Resentment among Newfoundlanders toward Quebec – which has reaped windfall profits from its 1969 contract to purchase power from the original 5,400-megawatt Churchill Falls project in Labrador, while leaving only crumbs for Newfoundland – enabled Mr. Williams to sell voters on Muskrat Falls more than a decade ago. He promised it would liberate his province from “the geographic stranglehold which Quebec has had for too long on us” thanks to underwater transmission lines from Labrador to the island of Newfoundland, and from there on to Nova Scotia and U.S. markets.
It was pure folly to believe that such a scheme could ever be economically viable. Financing only became possible when former Conservative prime minister Stephen Harper, casting for votes in advance of the 2011 federal election, promised federal loan guarantees for the project, then budgeted at $6.2-billion, but whose price tag has since risen to $13-billion and counting.
Mr. Harper credited then-premier Kathy Dunderdale, who had succeeded Mr. Williams, with persuading him “that there is a sound business case for the project with the risks being shared by the provinces, utilities and investors.” Nova Scotia electricity provider Emera Inc. had signed on to buy 20 per cent of the power supplied by Muskrat Falls and partnered on the Maritime Link underwater transmission line. But that one deal alone could not justify the risk Newfoundland (or Ottawa) assumed.
As Muskrat Falls overshot its budget, Mr. Trudeau’s government increased the federal loan guarantees to $7.9-billion from $5-billion. And in December, Ottawa waived $844-million in related payments it was due from Nalcor Energy, the soon-to-be-dismantled Newfoundland Crown corporation responsible for Muskrat Falls.
Wednesday’s deal, which requires the adoption of federal legislation before being implemented, would see Ottawa provide an additional $1-billion loan guarantee, invest $1-billion in the Labrador-Island underwater transmission line and transfer federal revenues from the Hibernia offshore oil project to the province between now and 2047. The funds would enable Newfoundland to avoid raising electricity rates in the province to 23 cents per kilowatt-hour from 13 cents. Rates would instead go up to 14.7 cents per kw/h and rise by about 2.25 per cent a year going forward.
Even if the federal subsidies made power from Muskrat Falls competitive – which they do not – they preclude sales in U.S. markets. U.S. competitors would challenge any such sales under existing trade agreements. So would Hydro-Québec, which remains fiercely protective of its business in Northeastern U.S. electricity markets.
Which brings us back to the “mistake” that is at the root of Newfoundland’s power curse since it joined Canada in 1949.

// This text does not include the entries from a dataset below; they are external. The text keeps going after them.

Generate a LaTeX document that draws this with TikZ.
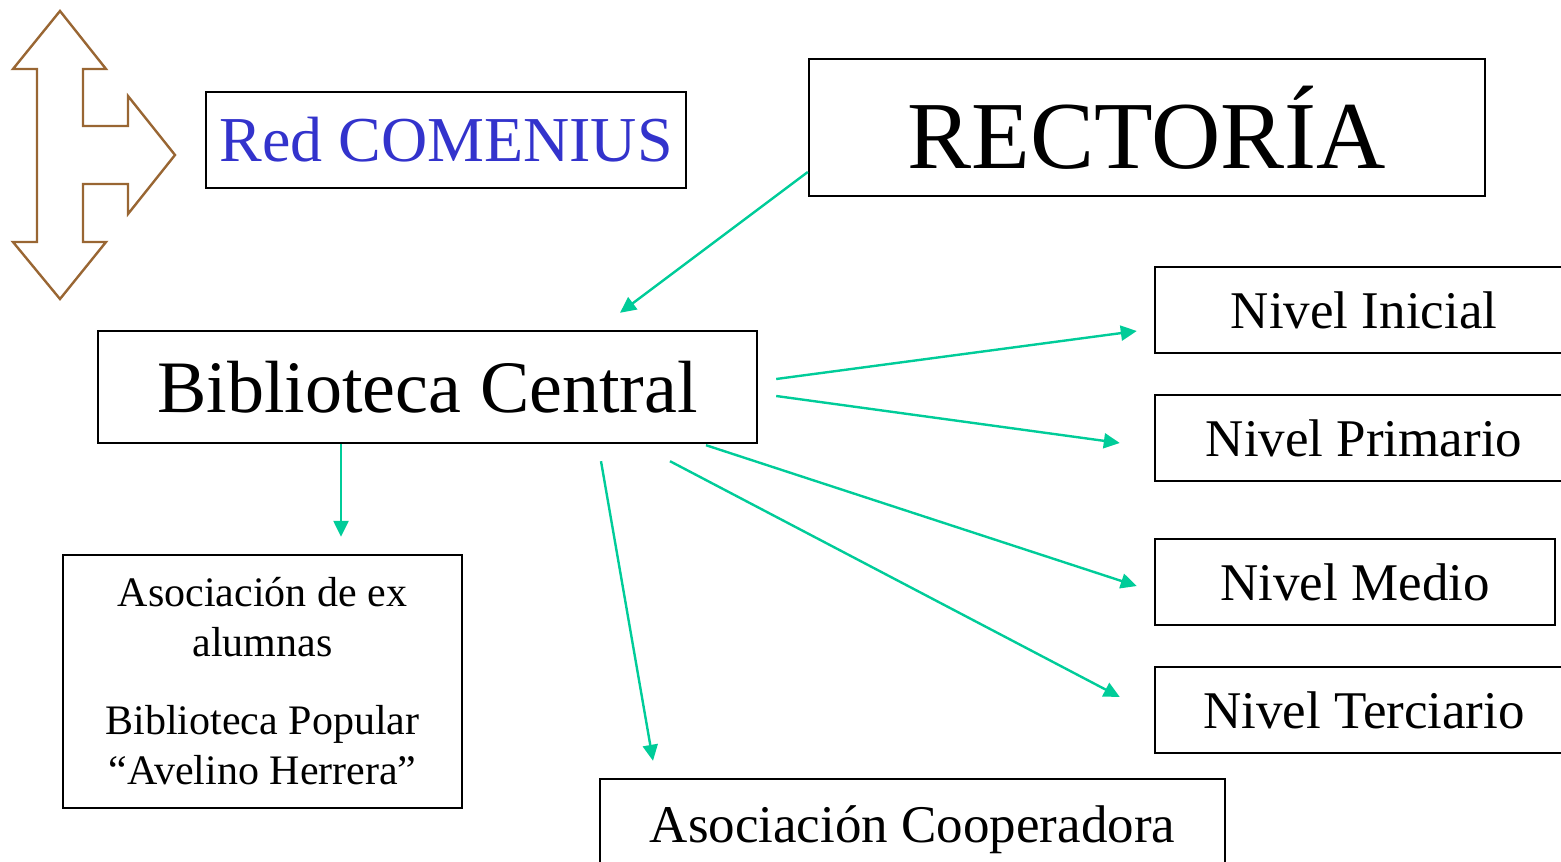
\documentclass[tikz,border=0pt]{standalone}
\usepackage{fontspec}
\setmainfont{Liberation Serif}
\usetikzlibrary{calc,arrows.meta}
\definecolor{linkgreen}{HTML}{00CC99}
\definecolor{arrowbrown}{HTML}{996633}
\definecolor{redblue}{HTML}{3333CC}

\begin{document}
\begin{tikzpicture}[x=0.5pt,y=-0.5pt,
	box/.style={draw,line width=1.2pt,inner sep=0pt,align=center},
	link/.style={draw=linkgreen,line width=1.2pt,-{Triangle[length=8pt,width=7.5pt]}}]
	\useasboundingbox (0,0) rectangle (1561,861);
	\clip (0,0) rectangle (1561,861);
	% three-way arrow
	\draw[arrowbrown,line width=1.2pt,line join=miter] (60,11) -- (106,69) -- (83,69) -- (83,126) -- (128,126) -- (128,96) -- (175,155) -- (128,214) -- (128,184) -- (83,184) -- (83,242) -- (106,242) -- (60,299) -- (13,242) -- (37,242) -- (37,69) -- (13,69) -- cycle;
	% boxes
	\node[box,minimum width=240pt,minimum height=48pt,text=redblue,font=\fontsize{32}{38}\selectfont] (red) at (446,140) {Red COMENIUS};
	\node[box,minimum width=338pt,minimum height=68.5pt,font=\fontsize{48}{56}\selectfont] (rect) at (1147,127.5) {RECTORÍA};
	\node[box,minimum width=329.5pt,minimum height=56pt,font=\fontsize{37}{44}\selectfont] (bib) at (427.5,387) {Biblioteca Central};
	\node[box,minimum width=209pt,minimum height=43pt,font=\fontsize{26.5}{32}\selectfont] (ini) at (1364,310) {Nivel Inicial};
	\node[box,minimum width=209pt,minimum height=43pt,font=\fontsize{26.5}{32}\selectfont] (pri) at (1364,438) {Nivel Primario};
	\node[box,minimum width=200pt,minimum height=43pt,font=\fontsize{26.5}{32}\selectfont] (med) at (1355,582) {Nivel Medio};
	\node[box,minimum width=209pt,minimum height=43pt,font=\fontsize{26.5}{32}\selectfont] (ter) at (1364,710) {Nivel Terciario};
	\node[box,minimum width=199.5pt,minimum height=126.5pt,font=\fontsize{21}{25}\selectfont] (alu) at (262.5,681.5) {Asociación de ex\\alumnas\\[14pt]Biblioteca Popular\\``Avelino Herrera''};
	\node[box,minimum width=312.5pt,minimum height=51pt,font=\fontsize{26.5}{32}\selectfont] (coop) at (912.5,830) {Asociación Cooperadora};
	% links
	\draw[link] ($(rect.west)+(0,44.5)$) -- ($(bib.north)+(192.5,-17)$);
	\draw[link] ($(bib.east)+(18,-8)$) -- ($(ini.west)+(-17,21)$);
	\draw[link] ($(bib.east)+(18,9)$) -- ($(pri.west)+(-34,5)$);
	\draw[link] ($(bib.south)+(278.5,1)$) -- ($(med.west)+(-17,4)$);
	\draw[link] ($(bib.south)+(242.5,17)$) -- ($(ter.west)+(-34,-13)$);
	\draw[link] ($(bib.south)+(173.5,17)$) -- ($(coop.north)+(-259.5,-17)$);
	\draw[link] ($(bib.south)+(-86.5,0)$) -- ($(alu.north)+(78.5,-17)$);
\end{tikzpicture}
\end{document}
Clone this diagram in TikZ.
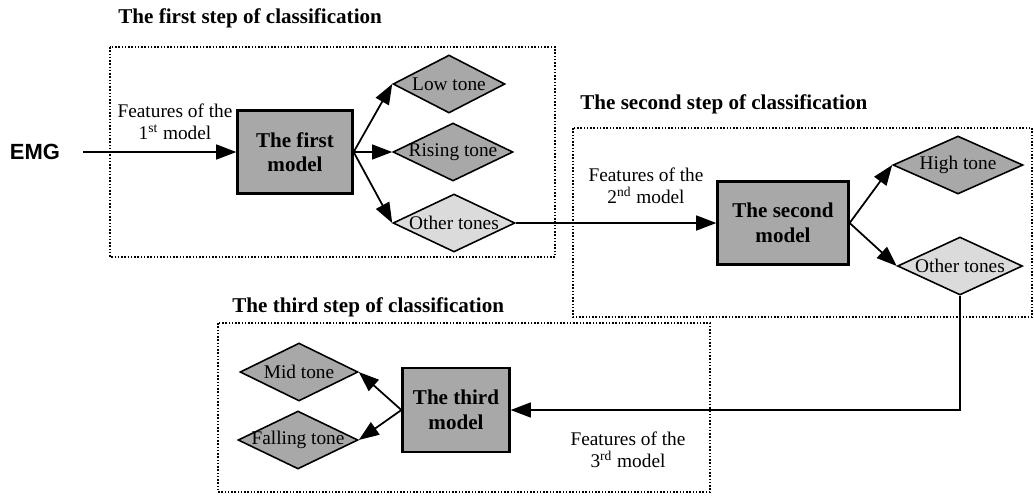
\documentclass[tikz,border=0pt]{standalone}
\usepackage{fontspec}
\setmainfont{Liberation Serif}
\setsansfont{Liberation Sans}
\usetikzlibrary{shapes.geometric,arrows.meta}
\definecolor{modelgray}{gray}{0.66}
\definecolor{tonegray}{gray}{0.66}
\definecolor{othergray}{gray}{0.86}

\begin{document}
\begin{tikzpicture}[x=0.02cm, y=-0.02cm, >={Triangle[length=11.5pt,width=8.5pt]},
  model node/.style={rectangle,draw,line width=1.3pt,fill=modelgray,align=center,font=\fontsize{12}{14}\selectfont\bfseries},
  tone node/.style={diamond,draw,line width=0.9pt,fill=tonegray,aspect=2,inner sep=0pt,inner xsep=-4pt,minimum width=2.4cm,minimum height=1.16cm,font=\fontsize{11}{13}\selectfont},
  other node/.style={tone node,fill=othergray},
  feat node/.style={align=center,inner sep=0pt,font=\fontsize{11}{12.5}\selectfont},
  title node/.style={anchor=west,inner sep=0pt,font=\fontsize{12}{14}\selectfont\bfseries},
  step box/.style={densely dotted,line width=0.85pt},
  flow/.style={->,line width=1pt}]
    \useasboundingbox (0,0) rectangle (1034,495);
    % the three steps
    \draw[step box] (110,47) rectangle (555,257);
    \draw[step box] (573,128) rectangle (1032,317);
    \draw[step box] (218,323) rectangle (710,492);
    \node[title node] (title1) at (118,18) {The first step of classification};
    \node[title node] (title2) at (580,104) {The second step of classification};
    \node[title node] (title3) at (232,307) {The third step of classification};
    % first step
    \node[font=\fontsize{12.5}{14}\selectfont\sffamily\bfseries] (emg) at (35,152) {EMG};
    \node[model node,minimum width=2.3cm,minimum height=1.66cm] (first) at (295,152) {The first\\model};
    \node[feat node] (feat1) at (175,122) {Features of the\\1\textsuperscript{st} model};
    \node[tone node,minimum width=2.24cm] (low) at (449,84) {Low tone};
    \node[tone node] (rising) at (453,152) {Rising tone};
    \node[other node,minimum width=2.44cm] (other1) at (454,223) {Other tones};
    % second step
    \node[model node,minimum width=2.62cm,minimum height=1.66cm] (second) at (783,223) {The second\\model};
    \node[feat node] (feat2) at (646,186) {Features of the\\2\textsuperscript{nd} model};
    \node[tone node,minimum width=2.6cm] (high) at (958,165) {High tone};
    \node[other node,minimum width=2.5cm] (other2) at (960,266) {Other tones};
    % third step
    \node[model node,minimum width=2.14cm,minimum height=1.68cm] (third) at (456,410) {The third\\model};
    \node[feat node] (feat3) at (628,450) {Features of the\\3\textsuperscript{rd} model};
    \node[tone node,minimum width=2.36cm] (mid) at (299,372) {Mid tone};
    \node[tone node] (falling) at (298,440) {Falling tone};
    % connectors
    \draw[flow,shorten <=0.34cm] (emg.east) -- (first.west);
    \foreach \t in {low,rising,other1}
        \draw[flow] (first.east) -- (\t.west);
    \draw[flow] (other1.east) -- (second.west);
    \foreach \t in {high,other2}
        \draw[flow] (second.east) -- (\t.west);
    \draw[flow] (other2.south) |- (third.east);
    \foreach \t in {mid,falling}
        \draw[flow] (third.west) -- (\t.east);
\end{tikzpicture}
\end{document}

In 1962, Conservative prime minister John Diefenbaker proposed a “national” electricity grid that “would be the counterpart, in the field of electrical energy, of the two transcontinental railways, the Trans-Canada Highway, the nationwide civil aviation system and the cross-Canada radio and telecommunications chains.”
In 1966, Newfoundland premier Joey Smallwood asked Mr. Diefenbaker’s successor, Liberal prime minister Lester Pearson, to take a step in that direction by invoking Section 92 of the British North America Act to allow for the construction of a transmission line from Churchill Falls through Quebec “for the general advantage of Canada.” Mr. Pearson’s refusal left Smallwood a captive of Quebec, leading to the lopsided contract that haunts Newfoundland still – and which runs until 2041.
It remains that Muskrat Falls was conceived out of a desire for revenge. And that remains the most unforgivable mistake of them all.